* OBJECTIVE:
Without omitting anything, retype the data that follows.

____________

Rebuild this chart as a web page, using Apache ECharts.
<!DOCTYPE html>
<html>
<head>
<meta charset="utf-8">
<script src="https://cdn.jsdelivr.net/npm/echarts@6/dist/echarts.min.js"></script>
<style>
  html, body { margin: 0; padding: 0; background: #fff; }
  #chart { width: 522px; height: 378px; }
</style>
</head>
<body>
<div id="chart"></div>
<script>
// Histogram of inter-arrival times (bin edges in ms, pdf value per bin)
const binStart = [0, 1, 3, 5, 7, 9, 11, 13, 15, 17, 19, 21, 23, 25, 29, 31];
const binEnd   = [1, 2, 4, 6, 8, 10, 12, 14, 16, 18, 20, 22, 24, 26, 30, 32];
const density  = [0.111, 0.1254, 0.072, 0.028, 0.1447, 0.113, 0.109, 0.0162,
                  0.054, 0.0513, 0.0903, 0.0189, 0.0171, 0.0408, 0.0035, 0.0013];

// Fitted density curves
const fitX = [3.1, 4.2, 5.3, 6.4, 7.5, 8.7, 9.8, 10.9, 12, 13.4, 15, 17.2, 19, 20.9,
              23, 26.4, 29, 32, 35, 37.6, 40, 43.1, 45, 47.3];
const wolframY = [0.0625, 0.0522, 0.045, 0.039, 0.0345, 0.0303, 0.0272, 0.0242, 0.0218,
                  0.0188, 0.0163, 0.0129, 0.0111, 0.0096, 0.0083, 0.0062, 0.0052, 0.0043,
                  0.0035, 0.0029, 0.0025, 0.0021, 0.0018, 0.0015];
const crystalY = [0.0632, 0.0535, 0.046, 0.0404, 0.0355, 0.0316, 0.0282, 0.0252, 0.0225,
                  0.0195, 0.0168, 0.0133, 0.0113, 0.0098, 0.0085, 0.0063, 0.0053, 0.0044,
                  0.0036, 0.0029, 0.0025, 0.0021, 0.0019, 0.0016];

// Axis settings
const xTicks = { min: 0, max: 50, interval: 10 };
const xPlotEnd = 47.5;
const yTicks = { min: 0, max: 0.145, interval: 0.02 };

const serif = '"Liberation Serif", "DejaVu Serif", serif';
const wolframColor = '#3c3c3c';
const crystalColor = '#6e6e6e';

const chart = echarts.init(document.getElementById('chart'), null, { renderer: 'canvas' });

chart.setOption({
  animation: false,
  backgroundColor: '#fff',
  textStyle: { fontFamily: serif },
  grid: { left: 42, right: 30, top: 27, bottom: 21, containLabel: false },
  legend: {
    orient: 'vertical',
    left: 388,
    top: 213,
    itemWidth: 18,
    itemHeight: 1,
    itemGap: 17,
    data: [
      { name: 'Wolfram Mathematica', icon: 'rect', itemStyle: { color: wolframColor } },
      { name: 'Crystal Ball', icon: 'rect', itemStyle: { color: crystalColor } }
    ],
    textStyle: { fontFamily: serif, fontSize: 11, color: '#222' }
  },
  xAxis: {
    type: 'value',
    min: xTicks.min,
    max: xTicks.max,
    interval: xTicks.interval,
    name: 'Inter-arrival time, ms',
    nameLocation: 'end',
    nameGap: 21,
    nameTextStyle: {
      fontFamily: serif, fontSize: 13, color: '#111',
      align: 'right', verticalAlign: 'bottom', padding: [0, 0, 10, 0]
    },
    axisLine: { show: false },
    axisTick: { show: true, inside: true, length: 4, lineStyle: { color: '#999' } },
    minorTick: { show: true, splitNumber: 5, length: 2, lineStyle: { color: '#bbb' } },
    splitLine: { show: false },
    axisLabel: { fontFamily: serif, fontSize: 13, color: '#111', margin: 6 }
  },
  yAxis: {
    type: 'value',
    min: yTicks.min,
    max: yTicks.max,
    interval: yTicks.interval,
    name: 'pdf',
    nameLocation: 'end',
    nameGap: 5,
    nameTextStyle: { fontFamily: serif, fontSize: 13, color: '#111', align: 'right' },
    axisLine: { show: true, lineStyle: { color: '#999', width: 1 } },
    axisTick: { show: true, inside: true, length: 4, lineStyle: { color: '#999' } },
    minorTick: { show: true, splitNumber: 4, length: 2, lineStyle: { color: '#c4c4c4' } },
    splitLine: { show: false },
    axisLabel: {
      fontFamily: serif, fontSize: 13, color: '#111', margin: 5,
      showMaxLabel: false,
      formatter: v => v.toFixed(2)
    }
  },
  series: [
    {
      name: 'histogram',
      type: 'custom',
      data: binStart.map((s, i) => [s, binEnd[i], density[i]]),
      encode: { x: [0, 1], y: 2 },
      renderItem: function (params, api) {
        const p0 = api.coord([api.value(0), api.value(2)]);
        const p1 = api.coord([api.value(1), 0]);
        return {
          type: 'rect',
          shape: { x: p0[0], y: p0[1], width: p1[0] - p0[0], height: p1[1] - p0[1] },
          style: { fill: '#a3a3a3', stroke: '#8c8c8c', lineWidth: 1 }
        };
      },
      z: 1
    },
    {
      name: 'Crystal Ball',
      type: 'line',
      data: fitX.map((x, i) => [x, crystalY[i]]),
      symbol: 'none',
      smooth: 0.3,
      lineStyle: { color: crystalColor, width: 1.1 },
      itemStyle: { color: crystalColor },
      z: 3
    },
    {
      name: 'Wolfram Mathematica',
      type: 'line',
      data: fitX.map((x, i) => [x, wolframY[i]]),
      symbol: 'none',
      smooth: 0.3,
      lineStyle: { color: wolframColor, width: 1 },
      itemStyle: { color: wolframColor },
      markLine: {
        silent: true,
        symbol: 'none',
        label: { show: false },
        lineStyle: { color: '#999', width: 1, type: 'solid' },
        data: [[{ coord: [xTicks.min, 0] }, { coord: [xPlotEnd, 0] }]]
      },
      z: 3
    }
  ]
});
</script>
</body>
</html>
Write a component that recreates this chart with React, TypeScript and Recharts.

____________

* THE SOLUTION:
Rebuild this chart as a web page, using Apache ECharts.
<!DOCTYPE html>
<html>
<head>
<meta charset="utf-8">
<script src="https://cdn.jsdelivr.net/npm/echarts@6/dist/echarts.min.js"></script>
<style>
  html, body { margin: 0; padding: 0; background: #fff; }
  #chart { width: 522px; height: 378px; }
</style>
</head>
<body>
<div id="chart"></div>
<script>
// Histogram of inter-arrival times (bin edges in ms, pdf value per bin)
const binStart = [0, 1, 3, 5, 7, 9, 11, 13, 15, 17, 19, 21, 23, 25, 29, 31];
const binEnd   = [1, 2, 4, 6, 8, 10, 12, 14, 16, 18, 20, 22, 24, 26, 30, 32];
const density  = [0.111, 0.1254, 0.072, 0.028, 0.1447, 0.113, 0.109, 0.0162,
                  0.054, 0.0513, 0.0903, 0.0189, 0.0171, 0.0408, 0.0035, 0.0013];

// Fitted density curves
const fitX = [3.1, 4.2, 5.3, 6.4, 7.5, 8.7, 9.8, 10.9, 12, 13.4, 15, 17.2, 19, 20.9,
              23, 26.4, 29, 32, 35, 37.6, 40, 43.1, 45, 47.3];
const wolframY = [0.0625, 0.0522, 0.045, 0.039, 0.0345, 0.0303, 0.0272, 0.0242, 0.0218,
                  0.0188, 0.0163, 0.0129, 0.0111, 0.0096, 0.0083, 0.0062, 0.0052, 0.0043,
                  0.0035, 0.0029, 0.0025, 0.0021, 0.0018, 0.0015];
const crystalY = [0.0632, 0.0535, 0.046, 0.0404, 0.0355, 0.0316, 0.0282, 0.0252, 0.0225,
                  0.0195, 0.0168, 0.0133, 0.0113, 0.0098, 0.0085, 0.0063, 0.0053, 0.0044,
                  0.0036, 0.0029, 0.0025, 0.0021, 0.0019, 0.0016];

// Axis settings
const xTicks = { min: 0, max: 50, interval: 10 };
const xPlotEnd = 47.5;
const yTicks = { min: 0, max: 0.145, interval: 0.02 };

const serif = '"Liberation Serif", "DejaVu Serif", serif';
const wolframColor = '#3c3c3c';
const crystalColor = '#6e6e6e';

const chart = echarts.init(document.getElementById('chart'), null, { renderer: 'canvas' });

chart.setOption({
  animation: false,
  backgroundColor: '#fff',
  textStyle: { fontFamily: serif },
  grid: { left: 42, right: 30, top: 27, bottom: 21, containLabel: false },
  legend: {
    orient: 'vertical',
    left: 388,
    top: 213,
    itemWidth: 18,
    itemHeight: 1,
    itemGap: 17,
    data: [
      { name: 'Wolfram Mathematica', icon: 'rect', itemStyle: { color: wolframColor } },
      { name: 'Crystal Ball', icon: 'rect', itemStyle: { color: crystalColor } }
    ],
    textStyle: { fontFamily: serif, fontSize: 11, color: '#222' }
  },
  xAxis: {
    type: 'value',
    min: xTicks.min,
    max: xTicks.max,
    interval: xTicks.interval,
    name: 'Inter-arrival time, ms',
    nameLocation: 'end',
    nameGap: 21,
    nameTextStyle: {
      fontFamily: serif, fontSize: 13, color: '#111',
      align: 'right', verticalAlign: 'bottom', padding: [0, 0, 10, 0]
    },
    axisLine: { show: false },
    axisTick: { show: true, inside: true, length: 4, lineStyle: { color: '#999' } },
    minorTick: { show: true, splitNumber: 5, length: 2, lineStyle: { color: '#bbb' } },
    splitLine: { show: false },
    axisLabel: { fontFamily: serif, fontSize: 13, color: '#111', margin: 6 }
  },
  yAxis: {
    type: 'value',
    min: yTicks.min,
    max: yTicks.max,
    interval: yTicks.interval,
    name: 'pdf',
    nameLocation: 'end',
    nameGap: 5,
    nameTextStyle: { fontFamily: serif, fontSize: 13, color: '#111', align: 'right' },
    axisLine: { show: true, lineStyle: { color: '#999', width: 1 } },
    axisTick: { show: true, inside: true, length: 4, lineStyle: { color: '#999' } },
    minorTick: { show: true, splitNumber: 4, length: 2, lineStyle: { color: '#c4c4c4' } },
    splitLine: { show: false },
    axisLabel: {
      fontFamily: serif, fontSize: 13, color: '#111', margin: 5,
      showMaxLabel: false,
      formatter: v => v.toFixed(2)
    }
  },
  series: [
    {
      name: 'histogram',
      type: 'custom',
      data: binStart.map((s, i) => [s, binEnd[i], density[i]]),
      encode: { x: [0, 1], y: 2 },
      renderItem: function (params, api) {
        const p0 = api.coord([api.value(0), api.value(2)]);
        const p1 = api.coord([api.value(1), 0]);
        return {
          type: 'rect',
          shape: { x: p0[0], y: p0[1], width: p1[0] - p0[0], height: p1[1] - p0[1] },
          style: { fill: '#a3a3a3', stroke: '#8c8c8c', lineWidth: 1 }
        };
      },
      z: 1
    },
    {
      name: 'Crystal Ball',
      type: 'line',
      data: fitX.map((x, i) => [x, crystalY[i]]),
      symbol: 'none',
      smooth: 0.3,
      lineStyle: { color: crystalColor, width: 1.1 },
      itemStyle: { color: crystalColor },
      z: 3
    },
    {
      name: 'Wolfram Mathematica',
      type: 'line',
      data: fitX.map((x, i) => [x, wolframY[i]]),
      symbol: 'none',
      smooth: 0.3,
      lineStyle: { color: wolframColor, width: 1 },
      itemStyle: { color: wolframColor },
      markLine: {
        silent: true,
        symbol: 'none',
        label: { show: false },
        lineStyle: { color: '#999', width: 1, type: 'solid' },
        data: [[{ coord: [xTicks.min, 0] }, { coord: [xPlotEnd, 0] }]]
      },
      z: 3
    }
  ]
});
</script>
</body>
</html>
Write a component that recreates this chart with React, TypeScript and Recharts.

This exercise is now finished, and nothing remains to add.